At least the two pieces on this disc. The Choral-Symphony (his Seventh, Op. 40, 1906) has much in common with Mahler’s symphonies besides the use of a chorus. The composer’s text concerns life, death, and resurrection. Hamerik composes melodies with a folk quality to them in addition to melodies with a more “classical” sound. Many of them have a distinctly American sound. The work is cyclical, with the slow theme that opens the symphony appearing near the end in a new guise. Also like many of Mahler’s symphonies, the Choral-Symphony is not in four movements (it’s in three) and has a “progressive” tonality; it begins in d minor and ends triumphantly in C Major.
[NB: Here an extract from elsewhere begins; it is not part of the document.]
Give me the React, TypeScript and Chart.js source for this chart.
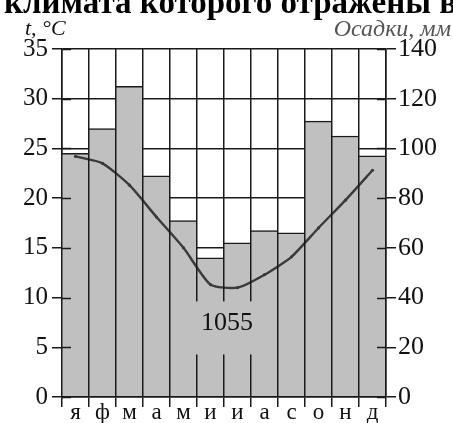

Hamerik’s music is not an echo of Mahler’s, however. His harmony is fresh, personal, and convincing. His study under Berlioz left him with a rhythmic style more French than German, and his use of syncopation is distinctive. His mastery of tonal architecture is thorough, and his climaxes are satisfying. This symphony is well worth hearing and performing.
Hamerik’s Requiem (1886-87) is in the tradition of his teacher’s. It is dramatic and symphonic. Like the Symphony, it’s theme’s are clearly constructed, memorable, and often folk-influenced. There is a striking fanfaree motive that recurs throughout the “Dies Irae” and in the “Sanctus” that holds the piece together. Like Berlioz’ and Mozart’s Requiem masses, the opening music returns at the end with the repetition of the text. It works beautifully here as an organic part of Hamerik’s style.
The performances are very good indeed, the Danish National Symphony Orchestra and Choir, under Thomas Dausgaard perform with passion and commitment. Mezzo Randi Stene solos in both pieces and has a clear, warm voice. Dacapo’s sound is quite good; everything sounds clear and with a natural presence.